Nina Revisited: A Tribute To Nina Simone
The late Nina Simone was one of the most original, indomitable talents of the 20th century. She could not be contained or stopped, though many certainly tried. It’s possible the word “fierce” was invented just to describe her. A classical concert piano prodigy, she was denied entry to Philadelphia’s Curtis Institute of Music due to her race. To support herself and continue her education, she began playing in jazz and blues clubs, and developed a powerful, singular vocal style.

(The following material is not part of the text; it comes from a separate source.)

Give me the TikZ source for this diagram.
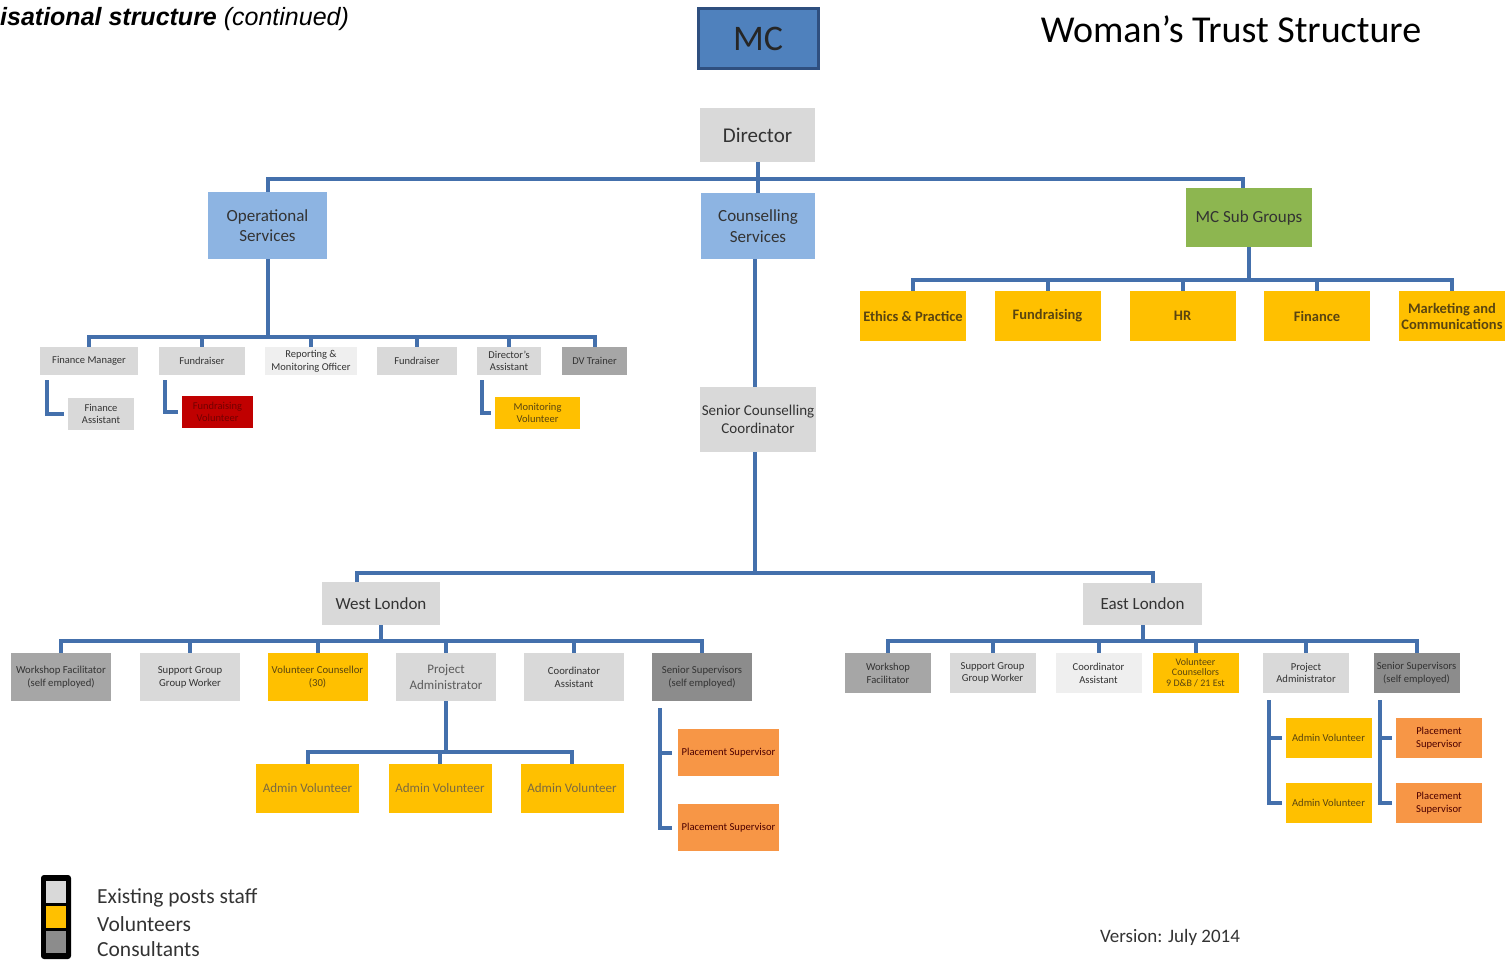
\documentclass[tikz,border=0pt]{standalone}
\usepackage{fontspec}
\setmainfont{Carlito}
\newfontfamily\arialf{Liberation Sans}
\definecolor{cline}{HTML}{4470AC}
\definecolor{mcblue}{HTML}{4F81BD}
\definecolor{mcedge}{HTML}{2F4F7F}
\definecolor{lblue}{HTML}{8DB4E2}
\definecolor{sgreen}{HTML}{8DB650}
\definecolor{gold}{HTML}{FFC000}
\definecolor{orng}{HTML}{F79646}
\definecolor{lgrey}{HTML}{D9D9D9}
\definecolor{vlgrey}{HTML}{EFEFEF}
\definecolor{mgrey}{HTML}{A6A6A6}
\definecolor{dgrey}{HTML}{8C8C8C}
\definecolor{dred}{HTML}{C00000}
\definecolor{txt}{HTML}{333333}
\definecolor{goldtxt}{HTML}{5A4510}
\tikzset{
  bx/.style={inner sep=0pt, outer sep=0pt, align=center, text=txt},
  conn/.style={draw=cline, line width=4pt},
  fs/.style={font=\fontsize{#1pt}{\dimexpr #1pt*6/5\relax}\selectfont},
}
\begin{document}
\begin{tikzpicture}[x=1pt,y=-1pt]
\useasboundingbox (0,0) rectangle (1512,960);
% headings
\node[anchor=west, inner sep=0pt] (hdr) at (0,19) {\arialf\fontsize{25}{27}\selectfont\textbf{\textit{isational structure}} \textit{(continued)}};
\node[inner sep=0pt] (title) at (1231,29) {\fontsize{38}{42}\selectfont Woman’s Trust Structure};
\node[bx, fill=mcblue, draw=mcedge, line width=3pt, minimum width=120pt, minimum height=60pt, fs=36, text=black!85] (mc) at (758,39) {MC};
% level 1
\node[bx, fill=lgrey, minimum width=115pt, minimum height=54pt, fs=21] (dir) at (757.5,135) {Director};
\node[bx, fill=lblue, minimum width=119pt, minimum height=67pt, fs=17] (ops) at (267.5,225.5) {Operational\\Services};
\node[bx, fill=lblue, minimum width=114pt, minimum height=66pt, fs=17] (cns) at (758,226) {Counselling\\Services};
\node[bx, fill=sgreen, minimum width=126pt, minimum height=59pt, fs=17] (mcs) at (1249,217.5) {MC Sub Groups};
\coordinate (b1) at (0,179);
\draw[conn] (dir.south) -- (dir.south |- b1) -| (ops.north);
\draw[conn] (dir.south |- b1) -| (cns.north);
\draw[conn] ([xshift=-6pt]mcs.north) |- (dir.south |- b1);
% MC sub groups
\tikzset{sg/.style={bx, fill=gold, minimum width=106pt, minimum height=50pt, font=\fontsize{14.5}{16}\selectfont\bfseries, text=goldtxt}}
\node[sg] (sg1) at (913,316) {Ethics \& Practice};
\node[sg] (sg2) at (1047.5,316) {Fundraising};
\node[sg] (sg3) at (1182.5,316) {HR};
\node[sg] (sg4) at (1317,316) {Finance};
\node[sg] (sg5) at (1452,316) {Marketing and\\Communications};
\coordinate (b2) at (0,280);
\foreach \n in {sg1,sg2,sg3,sg4,sg5}{\draw[conn] (mcs.south) -- (mcs.south |- b2) -| (\n.north);}
% operational services
\tikzset{sm/.style={bx, minimum height=28pt, fs=10.5}}
\node[sm, fill=lgrey, minimum width=98pt] (fm) at (89,361) {Finance Manager};
\node[sm, fill=lgrey, minimum width=86pt] (fr1) at (202,361) {Fundraiser};
\node[sm, fill=vlgrey, minimum width=92pt] (rmo) at (311,361) {Reporting \&\\Monitoring Officer};
\node[sm, fill=lgrey, minimum width=80pt] (fr2) at (417,361) {Fundraiser};
\node[sm, fill=lgrey, minimum width=64pt] (da) at (509,361) {Director’s\\Assistant};
\node[sm, fill=mgrey, minimum width=65pt] (dv) at (594.5,361) {DV Trainer};
\coordinate (b3) at (0,337);
\foreach \n in {fm,fr1,rmo,fr2,da,dv}{\draw[conn] (ops.south) -- (ops.south |- b3) -| (\n.north);}
\node[sm, fill=lgrey, minimum width=66pt, minimum height=32pt] (fa) at (101,414) {Finance\\Assistant};
\node[sm, fill=dred, minimum width=71pt, minimum height=32pt, text=red!45!black] (fv) at (217.5,412) {Fundraising\\Volunteer};
\node[sm, fill=gold, minimum width=85pt, minimum height=32pt, text=goldtxt] (mv) at (537.5,413) {Monitoring\\Volunteer};
\draw[conn] ([xshift=7pt,yshift=-5pt]fm.south west) |- ([xshift=-4pt]fa.west);
\draw[conn] ([xshift=6pt,yshift=-5pt]fr1.south west) |- ([xshift=-4pt]fv.west);
\draw[conn] ([xshift=5pt,yshift=-5pt]da.south west) |- ([xshift=-4pt]mv.west);
% counselling
\node[bx, fill=lgrey, minimum width=116pt, minimum height=65pt, fs=15] (scc) at (758,419.5) {Senior Counselling\\Coordinator};
\draw[conn] ([xshift=-3pt]cns.south) -- ([xshift=-3pt]scc.north);
\node[bx, fill=lgrey, minimum width=118pt, minimum height=43pt, fs=17] (wl) at (381,603.5) {West London};
\node[bx, fill=lgrey, minimum width=119pt, minimum height=42pt, fs=17] (el) at (1142.5,604) {East London};
\coordinate (b4) at (0,573);
\coordinate (sccs) at ([xshift=-3pt]scc.south);
\draw[conn] (sccs) -- (sccs |- b4) -| ([xshift=-24pt]wl.north);
\draw[conn] (sccs |- b4) -| ([xshift=10pt]el.north);
% West London
\tikzset{wb/.style={bx, minimum width=100pt, minimum height=48pt, fs=10.7}}
\node[wb, fill=mgrey] (w1) at (61,677) {Workshop Facilitator\\(self employed)};
\node[wb, fill=lgrey] (w2) at (190,677) {Support Group\\Group Worker};
\node[wb, fill=gold, text=goldtxt] (w3) at (317.5,677) {Volunteer Counsellor\\(30)};
\node[wb, fill=lgrey, fs=13, text=txt!80] (w4) at (446,677) {Project\\Administrator};
\node[wb, fill=lgrey] (w5) at (574,677) {Coordinator\\Assistant};
\node[wb, fill=dgrey] (w6) at (702,677) {Senior Supervisors\\(self employed)};
\coordinate (b5) at (0,641);
\foreach \n in {w1,w2,w3,w4,w5,w6}{\draw[conn] (wl.south) -- (wl.south |- b5) -| (\n.north);}
\tikzset{av/.style={bx, fill=gold, minimum width=103pt, minimum height=49pt, fs=13, text=goldtxt!80}}
\node[av] (av1) at (307.5,788.5) {Admin Volunteer};
\node[av] (av2) at (440,788.5) {Admin Volunteer};
\node[av] (av3) at (572,788.5) {Admin Volunteer};
\coordinate (b6) at (0,752);
\foreach \n in {av1,av2,av3}{\draw[conn] (w4.south) -- (w4.south |- b6) -| (\n.north);}
\tikzset{ps/.style={bx, fill=orng, minimum width=101pt, minimum height=47pt, fs=10.6, text=red!30!black}}
\node[ps] (ps1) at (728.5,752.5) {Placement Supervisor};
\node[ps] (ps2) at (728.5,827.5) {Placement Supervisor};
\coordinate (wss) at ([xshift=8pt,yshift=-7pt]w6.south west);
\draw[conn] (wss) |- ([xshift=-6pt]ps2.west);
\draw[conn] (wss |- ps1.west) -- ([xshift=-6pt]ps1.west);
% East London
\tikzset{eb/.style={bx, minimum width=86pt, minimum height=40pt, fs=10.6}}
\node[eb, fill=mgrey] (e1) at (888,673) {Workshop\\Facilitator};
\node[eb, fill=lgrey] (e2) at (992.5,673) {Support Group\\Group Worker};
\node[eb, fill=vlgrey] (e3) at (1098.5,673) {Coordinator\\Assistant};
\node[eb, fill=gold, text=goldtxt, fs=10, align=center] (e4) at (1195.5,673) {Volunteer\\[-2pt]Counsellors\\[-1pt]9 D\&B / 21 Est};
\node[eb, fill=lgrey] (e5) at (1306,673) {Project\\Administrator};
\node[eb, fill=dgrey] (e6) at (1416.5,673) {Senior Supervisors\\(self employed)};
\foreach \n in {e1,e2,e3,e4,e5,e6}{\draw[conn] (el.south) -- (el.south |- b5) -| (\n.north);}
\node[eb, fill=gold, text=goldtxt] (eav1) at (1328.5,738) {Admin Volunteer};
\node[eb, fill=gold, text=goldtxt] (eav2) at (1328.5,803) {Admin Volunteer};
\node[eb, fill=orng, text=red!30!black] (eps1) at (1439,738) {Placement\\Supervisor};
\node[eb, fill=orng, text=red!30!black] (eps2) at (1439,803) {Placement\\Supervisor};
\coordinate (eps) at ([xshift=6pt,yshift=-7pt]e5.south west);
\draw[conn] (eps) |- ([xshift=-4pt]eav2.west);
\draw[conn] (eps |- eav1.west) -- ([xshift=-4pt]eav1.west);
\coordinate (ess) at ([xshift=6pt,yshift=-7pt]e6.south west);
\draw[conn] (ess) |- ([xshift=-4pt]eps2.west);
\draw[conn] (ess |- eps1.west) -- ([xshift=-4pt]eps1.west);
% legend
\node[fill=black, rounded corners=3pt, minimum width=30pt, minimum height=84pt, inner sep=0pt] (lg) at (56,917) {};
\node[fill=lgrey, minimum width=20pt, minimum height=22pt, inner sep=0pt] (lg1) at (56,892) {};
\node[fill=gold, minimum width=20pt, minimum height=22pt, inner sep=0pt] (lg2) at (56,917) {};
\node[fill=dgrey, minimum width=20pt, minimum height=22pt, inner sep=0pt] (lg3) at (56,942) {};
\node[anchor=west, inner sep=0pt, fs=21.5, text=txt] (lt1) at (97,898) {Existing posts staff};
\node[anchor=west, inner sep=0pt, fs=21.5, text=txt] (lt2) at (97,924) {Volunteers};
\node[anchor=west, inner sep=0pt, fs=21.5, text=txt] (lt3) at (97,949) {Consultants};
\node[inner sep=0pt, fs=19, text=txt] (ver) at (1170,937) {Version: July 2014};
\end{tikzpicture}
\end{document}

Over a 50-year career, the High Priestess Of Soul recorded definitive versions of standards like “My Baby Just Cares For Me,” “Wild Is The Wind” and many others. Gone over a decade now, Simone is finally getting her propers with a new Netflix documentary and star-studded tribute album that captures some of the spiritual power and uncompromising fire that defined her life.

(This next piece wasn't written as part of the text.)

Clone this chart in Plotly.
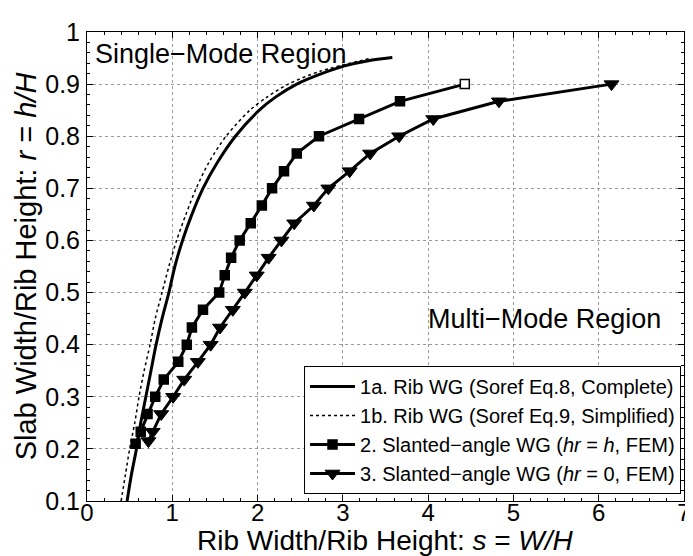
import plotly.graph_objects as go

# ---- data ----
eq8_r = [0.1, 0.15, 0.2, 0.25, 0.3, 0.35, 0.4, 0.45, 0.5, 0.55, 0.6, 0.65, 0.7, 0.75, 0.8, 0.85, 0.875, 0.9, 0.92, 0.935, 0.945, 0.951]
eq8_s = [0.47, 0.52, 0.58, 0.63, 0.69, 0.75, 0.81, 0.88, 0.96, 1.03, 1.12, 1.23, 1.36, 1.53, 1.74, 2.02, 2.21, 2.46, 2.75, 3.02, 3.3, 3.58]

eq9_r = [0.1, 0.15, 0.2, 0.25, 0.3, 0.35, 0.4, 0.45, 0.5, 0.55, 0.6, 0.65, 0.7, 0.75, 0.8, 0.85, 0.875, 0.9, 0.925, 0.95]
eq9_s = [0.40, 0.45, 0.50, 0.56, 0.61, 0.67, 0.74, 0.80, 0.88, 0.96, 1.05, 1.16, 1.28, 1.43, 1.63, 1.91, 2.11, 2.36, 2.74, 3.34]

wg2_r = [0.21, 0.233, 0.267, 0.3, 0.333, 0.367, 0.4, 0.433, 0.467, 0.5, 0.533, 0.567, 0.6, 0.633, 0.667, 0.7, 0.733, 0.767, 0.8, 0.833, 0.867, 0.9]
wg2_s = [0.57, 0.63, 0.71, 0.80, 0.90, 1.07, 1.17, 1.23, 1.36, 1.55, 1.615, 1.69, 1.79, 1.92, 2.05, 2.17, 2.31, 2.46, 2.72, 3.19, 3.67, 4.43]

wg3_r = [0.215, 0.233, 0.267, 0.3, 0.333, 0.367, 0.4, 0.433, 0.467, 0.5, 0.533, 0.567, 0.6, 0.633, 0.667, 0.7, 0.733, 0.767, 0.8, 0.833, 0.867, 0.9]
wg3_s = [0.72, 0.77, 0.87, 1.01, 1.14, 1.30, 1.45, 1.56, 1.71, 1.85, 1.99, 2.13, 2.28, 2.43, 2.66, 2.83, 3.08, 3.32, 3.66, 4.06, 4.83, 6.15]

names = [
    "1a. Rib WG (Soref Eq.8, Complete)",
    "1b. Rib WG (Soref Eq.9, Simplified)",
    "2. Slanted\u2212angle WG (<i>hr</i> = <i>h</i>, FEM)",
    "3. Slanted\u2212angle WG (<i>hr</i> = 0, FEM)",
]
x_title = "Rib Width/Rib Height: <i>s</i> = <i>W/H</i>"
y_title = "Slab Width/Rib Height: <i>r</i> = <i>h/H</i>"
x_ticks = [0, 1, 2, 3, 4, 5, 6, 7]
y_ticks = [0.1, 0.2, 0.3, 0.4, 0.5, 0.6, 0.7, 0.8, 0.9, 1.0]
y_tick_text = ["0.1", "0.2", "0.3", "0.4", "0.5", "0.6", "0.7", "0.8", "0.9", "1"]

FONT = "Liberation Sans, Arial, sans-serif"

fig = go.Figure()
fig.add_trace(go.Scatter(x=eq8_s, y=eq8_r, mode="lines", name=names[0],
                         line=dict(color="black", width=3, shape="spline", smoothing=0.8)))
fig.add_trace(go.Scatter(x=eq9_s, y=eq9_r, mode="lines", name=names[1],
                         line=dict(color="black", width=1.5, dash="dot", shape="spline", smoothing=0.8)))
sq_fill = ["black"] * (len(wg2_s) - 1) + ["white"]
fig.add_trace(go.Scatter(x=wg2_s, y=wg2_r, mode="lines+markers", name=names[2],
                         line=dict(color="black", width=3),
                         marker=dict(symbol="square", size=9, color=sq_fill,
                                     line=dict(color="black", width=1.5))))
fig.add_trace(go.Scatter(x=wg3_s, y=wg3_r, mode="lines+markers", name=names[3],
                         line=dict(color="black", width=3),
                         marker=dict(symbol="triangle-down", size=13, color="black",
                                     line=dict(color="black", width=1))))

axis_common = dict(
    showline=True, linecolor="black", linewidth=1, mirror="ticks",
    ticks="inside", ticklen=6, tickcolor="black", tickwidth=1,
    showgrid=True, gridcolor="#9a9a9a", griddash="dot", gridwidth=1,
    zeroline=False,
)

fig.update_xaxes(range=[0, 7], tickvals=x_ticks, **axis_common,
                 tickfont=dict(family=FONT, size=24, color="black"),
                 minor=dict(dtick=0.2, ticks="inside", ticklen=3, tickcolor="black", showgrid=False),
                 ticklabelstandoff=-10)
fig.update_yaxes(range=[0.1, 1.0], tickvals=y_ticks, ticktext=y_tick_text, **axis_common,
                 tickfont=dict(family=FONT, size=25, color="black"),
                 minor=dict(dtick=0.02, ticks="inside", ticklen=3, tickcolor="black", showgrid=False),
                 ticklabelstandoff=1,
                 title=dict(text=y_title,
                            font=dict(family=FONT, size=29, color="black"), standoff=0))

# x-axis title as paper-anchored text so it sits as close to the tick labels as in the reference
fig.add_annotation(x=0.5, y=-0.084, xref="paper", yref="paper", text=x_title,
                   showarrow=False, xanchor="center", yanchor="middle",
                   font=dict(family=FONT, size=28, color="black"))

fig.add_annotation(x=0.07, y=0.958, xref="x", yref="y", text="Single\u2212Mode Region",
                   showarrow=False, xanchor="left", yanchor="middle",
                   font=dict(family=FONT, size=27, color="black"))
fig.add_annotation(x=3.98, y=0.45, xref="x", yref="y", text="Multi\u2212Mode Region",
                   showarrow=False, xanchor="left", yanchor="middle",
                   font=dict(family=FONT, size=27, color="black"))

fig.update_layout(
    width=693, height=556,
    margin=dict(l=79, r=10, t=18, b=63),
    paper_bgcolor="white", plot_bgcolor="white",
    font=dict(family=FONT, color="black"),
    showlegend=True,
    legend=dict(x=0.995, y=0.015, xanchor="right", yanchor="bottom",
                bgcolor="white", bordercolor="black", borderwidth=1,
                font=dict(family=FONT, size=20, color="black"),
                itemwidth=45, tracegroupgap=0),
)

fig.write_html("out.html")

Lauryn Hill, an artist whose own power is legendary, is back after a long absence with six astonishing covers of Simone classics. “Black Is The Color Of My True Love’s Hair” burns with raw emotion and a presence few vocalists can match. Hill puts her own brand of genius on “Wild Is The Wind” (famously covered by David Bowie on his Station To Station album) and others, but “Feeling Good” may be the best of her contributions. With its ruthless urgency, fiery groove and a career-best vocal, Hill’s version rivals Simone’s own.

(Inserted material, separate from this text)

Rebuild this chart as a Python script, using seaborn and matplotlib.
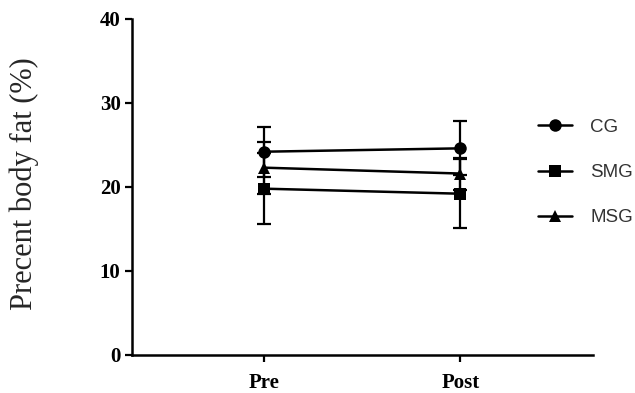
import matplotlib
matplotlib.use("Agg")
import matplotlib.pyplot as plt
import seaborn as sns
import pandas as pd
from matplotlib.lines import Line2D

# Group means and standard deviations of percent body fat
timepoints = ["Pre", "Post"]
groups = ["CG", "SMG", "MSG"]
cg_mean = [24.2, 24.6]
cg_sd = [3.0, 3.2]
smg_mean = [19.8, 19.2]
smg_sd = [4.2, 4.1]
msg_mean = [22.3, 21.6]
msg_sd = [3.1, 1.9]
y_ticks = [0, 10, 20, 30, 40]

group_means = {"CG": cg_mean, "SMG": smg_mean, "MSG": msg_mean}
group_sds = {"CG": cg_sd, "SMG": smg_sd, "MSG": msg_sd}
group_markers = {"CG": "o", "SMG": "s", "MSG": "^"}

# Each group/time point is represented by its lower and upper SD bound:
# the mean of the pair is the group mean, the pair's range is the error bar.
rows = []
for g in groups:
    for t, m, s in zip(timepoints, group_means[g], group_sds[g]):
        rows.append({"time": t, "group": g, "fat": m - s})
        rows.append({"time": t, "group": g, "fat": m + s})
df = pd.DataFrame(rows)

sns.set_theme(style="ticks")
plt.rcParams["font.family"] = ["Liberation Serif", "DejaVu Serif"]

fig = plt.figure(figsize=(6.35, 3.93), dpi=100)
ax = fig.add_axes([0.2074, 0.0967, 0.7266, 0.855])

sns.lineplot(
    data=df, x="time", y="fat", hue="group", style="group",
    hue_order=groups, style_order=groups,
    palette={g: "black" for g in groups},
    markers=group_markers, dashes=False,
    estimator="mean", errorbar=lambda v: (v.min(), v.max()),
    err_style="bars",
    err_kws={"capsize": 4.7, "capthick": 1.6, "elinewidth": 1.6},
    linewidth=1.8, markersize=9, markeredgewidth=0,
    legend=False, ax=ax,
)

ax.set_xlim(-0.674, 1.676)
ax.set_ylim(0, 40)
ax.set_yticks(y_ticks)
ax.set_xlabel("")
ax.set_ylabel("Precent body fat (%)", fontsize=22)
ax.yaxis.set_label_coords(-0.200, 0.51)
sns.despine(ax=ax)
for side in ("left", "bottom"):
    ax.spines[side].set_linewidth(1.8)
    ax.spines[side].set_color("black")
ax.tick_params(axis="both", direction="out", length=5, width=1.6,
               color="black", labelsize=15, labelcolor="black")
ax.tick_params(axis="x", pad=8)
ax.tick_params(axis="y", pad=3)
for lbl in ax.get_xticklabels() + ax.get_yticklabels():
    lbl.set_fontweight("bold")

handles = [
    Line2D([], [], color="black", linewidth=1.8, marker=group_markers[g],
           markersize=9, markeredgewidth=0)
    for g in groups
]
leg = fig.legend(
    handles, groups, loc="upper left", bbox_to_anchor=(0.835, 0.717),
    frameon=False, handlelength=1.85, handletextpad=0.95,
    labelspacing=1.5, borderaxespad=0,
    prop={"family": "Liberation Sans", "size": 13.5},
)
for txt in leg.get_texts():
    txt.set_color("#333333")

fig.savefig("out.png", dpi=100)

Usher gets the honor of covering Simone’s best-known track, “My Baby Just Cares For Me,” and he reinvents it with a breezy neo-soul vibe that Robin Thicke will be cribbing in a few months. Jazmine Sullivan lays a fine reggae funk on “Baltimore,” a deeply affecting song of protest that Simone made famous but which, perhaps unexpectedly, was actually written by Randy Newman. Mary J. Blige turns in a strong performance of “Don’t Let Me Be Misunderstood,” while Alice Smith soars on “I Put A Spell On You.” Strong contributions from Grace, Gregory Porter, Lisa Simone, Common & Lala Hathaway round out the set.
Mercury Nashville |
In 2013, Kacey Musgraves shook up the country music establishment with a hit song called “Follow Your Arrow,” inviting listeners to roll up a joint and “make lots of noise and kiss lots of boys, or girls if that’s what you’re into.” The usual suspects lost their scheisse and tried to keep her down, but nobody puts Kacey in the corner. An Academy Of Country Music album of the year and two Grammys later, Musgraves is back with Pageant Material, and your local hick-hop phonies, sticks-in-mud and right wing killjoys had better look out. Kacey’s telling it like it is and taking no prisoners.
With its stripped-down honesty and classic country roots, Pageant Material is about as far away from Blake Shelton as you could get. Musgraves’ gorgeous voice and lyrics sound like someone not just free of BS but absolutely allergic to it. The first single, “Biscuits,” doubles down on her allegiance to the LGBT community and outsiders everywhere, telling all those Harper Valley hypocrites to STFU and mind their own business – and try having some fun for a change. “Good Ol’ Boys Club” tosses a particularly joyous middle digit to the country establishment.
It’s not all sass, though. On “Dimestore Cowgirl” she lovingly namechecks real-deal country icons such as Gram Parsons, Willie Nelson and the old-school Austin City Limits, back when it was more George Jones than Coldplay. “Somebody To Love” beautifully draws on gospel influences, while “Cup Of Tea” is a lovely ode to individuality. You’re good enough, you’re smart enough and doggone it, Kacey likes you. You’ll like her, too.
This is alt-country/Americana at its best, written by Musgraves along with Shane McAnally, Brandy Clark, Luke Laird and Josh Osborne. Even with that stellar lineup of top insiders, Musgraves sings about outsiders with clarity and conviction.
“I’d rather lose for what I am, than win for what I ain’t,” Musgraves sings. Pageant Material is another winner from one of the freshest voices in contemporary country today.